◆ **Task requirements**
Produce an exact copy of all the data below, dropping every image.
══════════════════════════════
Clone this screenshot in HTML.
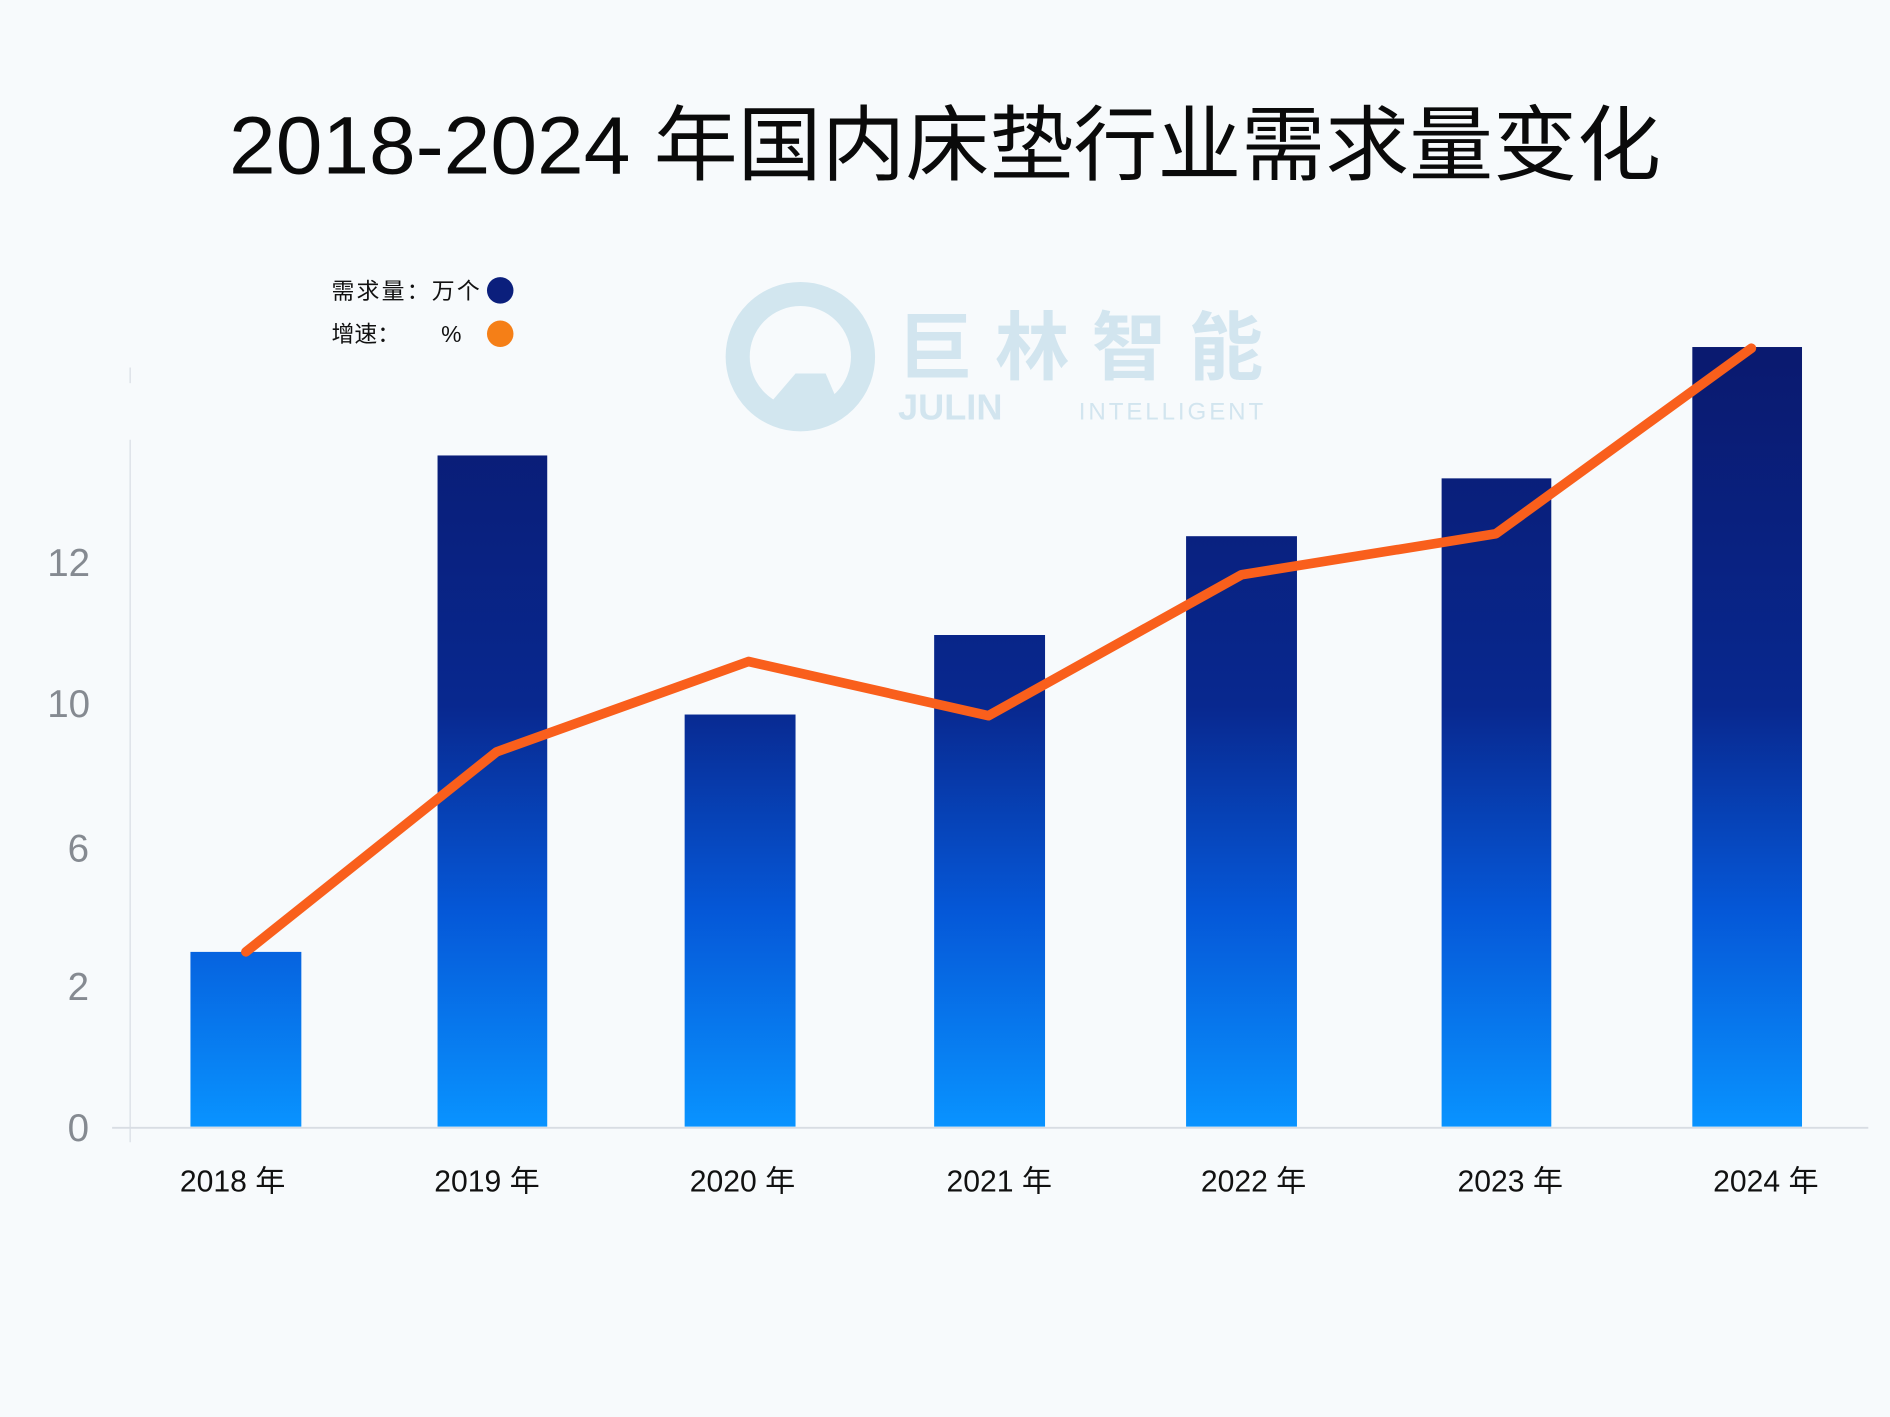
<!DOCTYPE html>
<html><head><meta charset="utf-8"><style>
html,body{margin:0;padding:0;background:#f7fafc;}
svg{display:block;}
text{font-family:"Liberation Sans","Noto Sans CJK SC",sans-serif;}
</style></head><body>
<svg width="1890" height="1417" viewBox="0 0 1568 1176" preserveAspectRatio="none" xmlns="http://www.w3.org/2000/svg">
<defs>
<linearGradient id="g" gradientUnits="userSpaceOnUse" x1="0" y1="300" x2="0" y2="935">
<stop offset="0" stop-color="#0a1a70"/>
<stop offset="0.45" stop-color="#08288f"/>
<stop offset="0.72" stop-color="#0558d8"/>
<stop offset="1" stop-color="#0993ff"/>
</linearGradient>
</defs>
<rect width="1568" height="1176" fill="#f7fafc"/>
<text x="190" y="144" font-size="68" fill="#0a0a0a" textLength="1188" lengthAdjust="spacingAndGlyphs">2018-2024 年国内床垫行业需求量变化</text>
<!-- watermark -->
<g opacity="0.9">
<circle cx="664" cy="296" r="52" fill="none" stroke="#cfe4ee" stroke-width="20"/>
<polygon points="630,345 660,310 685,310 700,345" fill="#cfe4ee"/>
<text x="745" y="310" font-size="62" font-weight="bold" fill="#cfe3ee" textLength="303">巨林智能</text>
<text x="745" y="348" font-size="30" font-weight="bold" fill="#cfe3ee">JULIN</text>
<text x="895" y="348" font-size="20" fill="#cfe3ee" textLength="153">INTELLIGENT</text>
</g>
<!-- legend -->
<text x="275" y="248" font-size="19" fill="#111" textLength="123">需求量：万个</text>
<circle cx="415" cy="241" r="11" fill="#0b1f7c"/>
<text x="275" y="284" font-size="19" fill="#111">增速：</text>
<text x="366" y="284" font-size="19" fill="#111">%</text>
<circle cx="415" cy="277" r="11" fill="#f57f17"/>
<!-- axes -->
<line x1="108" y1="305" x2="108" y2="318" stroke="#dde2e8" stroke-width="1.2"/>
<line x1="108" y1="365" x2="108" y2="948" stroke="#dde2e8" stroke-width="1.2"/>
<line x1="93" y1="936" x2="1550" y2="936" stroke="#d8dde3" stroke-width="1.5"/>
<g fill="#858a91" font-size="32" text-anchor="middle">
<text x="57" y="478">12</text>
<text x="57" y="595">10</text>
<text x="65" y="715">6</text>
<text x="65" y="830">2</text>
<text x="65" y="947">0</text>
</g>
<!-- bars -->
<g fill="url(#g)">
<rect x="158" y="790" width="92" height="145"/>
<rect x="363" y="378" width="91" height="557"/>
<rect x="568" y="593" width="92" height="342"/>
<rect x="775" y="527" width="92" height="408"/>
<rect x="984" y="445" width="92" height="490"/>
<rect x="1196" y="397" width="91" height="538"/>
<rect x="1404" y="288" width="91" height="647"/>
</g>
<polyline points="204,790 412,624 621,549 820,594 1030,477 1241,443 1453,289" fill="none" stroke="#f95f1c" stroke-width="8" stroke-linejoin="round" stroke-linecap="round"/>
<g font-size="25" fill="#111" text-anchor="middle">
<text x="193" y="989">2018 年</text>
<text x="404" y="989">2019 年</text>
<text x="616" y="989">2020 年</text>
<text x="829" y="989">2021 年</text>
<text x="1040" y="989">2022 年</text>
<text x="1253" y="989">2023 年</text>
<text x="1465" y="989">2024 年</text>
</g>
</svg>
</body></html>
══════════════════════════════
◆ **Output below**
Clone this screenshot in HTML.
<!DOCTYPE html>
<html><head><meta charset="utf-8"><style>
html,body{margin:0;padding:0;background:#f7fafc;}
svg{display:block;}
text{font-family:"Liberation Sans","Noto Sans CJK SC",sans-serif;}
</style></head><body>
<svg width="1890" height="1417" viewBox="0 0 1568 1176" preserveAspectRatio="none" xmlns="http://www.w3.org/2000/svg">
<defs>
<linearGradient id="g" gradientUnits="userSpaceOnUse" x1="0" y1="300" x2="0" y2="935">
<stop offset="0" stop-color="#0a1a70"/>
<stop offset="0.45" stop-color="#08288f"/>
<stop offset="0.72" stop-color="#0558d8"/>
<stop offset="1" stop-color="#0993ff"/>
</linearGradient>
</defs>
<rect width="1568" height="1176" fill="#f7fafc"/>
<text x="190" y="144" font-size="68" fill="#0a0a0a" textLength="1188" lengthAdjust="spacingAndGlyphs">2018-2024 年国内床垫行业需求量变化</text>
<!-- watermark -->
<g opacity="0.9">
<circle cx="664" cy="296" r="52" fill="none" stroke="#cfe4ee" stroke-width="20"/>
<polygon points="630,345 660,310 685,310 700,345" fill="#cfe4ee"/>
<text x="745" y="310" font-size="62" font-weight="bold" fill="#cfe3ee" textLength="303">巨林智能</text>
<text x="745" y="348" font-size="30" font-weight="bold" fill="#cfe3ee">JULIN</text>
<text x="895" y="348" font-size="20" fill="#cfe3ee" textLength="153">INTELLIGENT</text>
</g>
<!-- legend -->
<text x="275" y="248" font-size="19" fill="#111" textLength="123">需求量：万个</text>
<circle cx="415" cy="241" r="11" fill="#0b1f7c"/>
<text x="275" y="284" font-size="19" fill="#111">增速：</text>
<text x="366" y="284" font-size="19" fill="#111">%</text>
<circle cx="415" cy="277" r="11" fill="#f57f17"/>
<!-- axes -->
<line x1="108" y1="305" x2="108" y2="318" stroke="#dde2e8" stroke-width="1.2"/>
<line x1="108" y1="365" x2="108" y2="948" stroke="#dde2e8" stroke-width="1.2"/>
<line x1="93" y1="936" x2="1550" y2="936" stroke="#d8dde3" stroke-width="1.5"/>
<g fill="#858a91" font-size="32" text-anchor="middle">
<text x="57" y="478">12</text>
<text x="57" y="595">10</text>
<text x="65" y="715">6</text>
<text x="65" y="830">2</text>
<text x="65" y="947">0</text>
</g>
<!-- bars -->
<g fill="url(#g)">
<rect x="158" y="790" width="92" height="145"/>
<rect x="363" y="378" width="91" height="557"/>
<rect x="568" y="593" width="92" height="342"/>
<rect x="775" y="527" width="92" height="408"/>
<rect x="984" y="445" width="92" height="490"/>
<rect x="1196" y="397" width="91" height="538"/>
<rect x="1404" y="288" width="91" height="647"/>
</g>
<polyline points="204,790 412,624 621,549 820,594 1030,477 1241,443 1453,289" fill="none" stroke="#f95f1c" stroke-width="8" stroke-linejoin="round" stroke-linecap="round"/>
<g font-size="25" fill="#111" text-anchor="middle">
<text x="193" y="989">2018 年</text>
<text x="404" y="989">2019 年</text>
<text x="616" y="989">2020 年</text>
<text x="829" y="989">2021 年</text>
<text x="1040" y="989">2022 年</text>
<text x="1253" y="989">2023 年</text>
<text x="1465" y="989">2024 年</text>
</g>
</svg>
</body></html>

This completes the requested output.